Torbjørn Urfjell (born 3 November 1977) is a Norwegian politician for the Socialist Left Party.

Hailing from Gjerstad Municipality, Urfjell took his secondary education in Risør and Vågsbygd, finishing in 1996. He became county leader in Socialist Youth in 1994, and remained a central board member until 2000. He served compulsory civilian national service instead of compulsory military service, and in 1998 he was selected as the nationwide spokesperson for the civilian national servicemen.

From 1999 to 2005, he was a member of the executive committee of the municipal council of Kristiansand Municipality. From 1999 to 2003 he was also a member of Vest-Agder county council, having been a deputy member from 1995 to 1999. In 2005, Urfjell was a candidate for the Parliament of Norway, but was not elected. However, Urfjell served as a political advisor in the Ministry of Foreign Affairs from 2005 to 2007, during Stoltenberg's Second Cabinet. In 2008, he was chosen as leader of the party chapter in rural Gjerstad.

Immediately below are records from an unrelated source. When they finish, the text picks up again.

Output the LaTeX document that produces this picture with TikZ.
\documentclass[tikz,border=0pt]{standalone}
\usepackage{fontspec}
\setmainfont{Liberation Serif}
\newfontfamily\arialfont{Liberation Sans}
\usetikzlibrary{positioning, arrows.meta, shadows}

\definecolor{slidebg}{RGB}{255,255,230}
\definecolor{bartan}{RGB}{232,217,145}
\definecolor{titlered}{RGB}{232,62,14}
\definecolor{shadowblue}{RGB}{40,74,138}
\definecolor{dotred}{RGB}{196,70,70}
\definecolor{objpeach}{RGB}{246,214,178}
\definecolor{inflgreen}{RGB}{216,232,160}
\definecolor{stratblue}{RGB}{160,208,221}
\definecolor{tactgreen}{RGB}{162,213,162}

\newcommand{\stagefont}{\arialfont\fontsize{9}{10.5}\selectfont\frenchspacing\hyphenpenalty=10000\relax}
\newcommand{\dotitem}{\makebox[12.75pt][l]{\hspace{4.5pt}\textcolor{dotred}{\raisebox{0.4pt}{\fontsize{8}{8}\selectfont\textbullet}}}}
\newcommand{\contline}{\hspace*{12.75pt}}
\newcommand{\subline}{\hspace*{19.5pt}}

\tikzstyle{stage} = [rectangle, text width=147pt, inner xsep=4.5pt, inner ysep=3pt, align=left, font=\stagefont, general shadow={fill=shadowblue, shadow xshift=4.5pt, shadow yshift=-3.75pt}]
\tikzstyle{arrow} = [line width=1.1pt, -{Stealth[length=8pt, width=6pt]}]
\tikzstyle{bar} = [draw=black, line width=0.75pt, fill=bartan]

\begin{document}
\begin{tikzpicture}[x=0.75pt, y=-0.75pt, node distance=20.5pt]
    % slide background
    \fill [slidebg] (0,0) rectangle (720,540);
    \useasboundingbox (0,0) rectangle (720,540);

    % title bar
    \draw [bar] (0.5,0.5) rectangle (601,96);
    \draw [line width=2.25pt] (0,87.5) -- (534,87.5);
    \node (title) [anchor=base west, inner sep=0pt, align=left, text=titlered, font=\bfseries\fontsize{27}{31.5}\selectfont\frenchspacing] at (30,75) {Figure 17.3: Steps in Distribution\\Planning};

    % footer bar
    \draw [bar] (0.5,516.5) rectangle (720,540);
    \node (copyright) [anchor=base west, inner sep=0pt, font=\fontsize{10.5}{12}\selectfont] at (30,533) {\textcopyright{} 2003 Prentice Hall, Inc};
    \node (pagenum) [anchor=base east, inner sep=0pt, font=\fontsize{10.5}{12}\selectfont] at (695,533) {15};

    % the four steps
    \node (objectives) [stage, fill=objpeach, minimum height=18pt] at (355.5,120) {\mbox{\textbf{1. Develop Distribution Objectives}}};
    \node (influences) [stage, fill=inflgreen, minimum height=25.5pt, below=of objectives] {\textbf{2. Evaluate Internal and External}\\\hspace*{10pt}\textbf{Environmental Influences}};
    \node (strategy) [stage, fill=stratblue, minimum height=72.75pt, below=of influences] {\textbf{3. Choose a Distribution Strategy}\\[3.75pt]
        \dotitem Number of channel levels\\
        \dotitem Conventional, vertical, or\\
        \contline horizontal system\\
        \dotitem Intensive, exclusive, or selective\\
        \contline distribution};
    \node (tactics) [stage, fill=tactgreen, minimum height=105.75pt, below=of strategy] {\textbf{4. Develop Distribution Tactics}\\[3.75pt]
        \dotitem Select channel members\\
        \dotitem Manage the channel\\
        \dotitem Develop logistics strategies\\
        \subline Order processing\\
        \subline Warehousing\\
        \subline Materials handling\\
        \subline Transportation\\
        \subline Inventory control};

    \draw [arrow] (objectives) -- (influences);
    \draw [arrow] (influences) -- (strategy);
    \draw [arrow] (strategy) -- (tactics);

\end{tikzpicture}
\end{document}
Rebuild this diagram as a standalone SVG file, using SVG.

Urfjell has been a national board member of the Norwegian National Association for Lesbian and Gay Liberation. In Kristiansand he has been selected for several cultural positions, including chair of Kristiansand Symphony Orchestra and deputy board member of Kilden Performing Arts Centre. In 2012, he was appointed as chair of Fond for lyd og bilde, and also became communications director of the United Nations Association of Norway.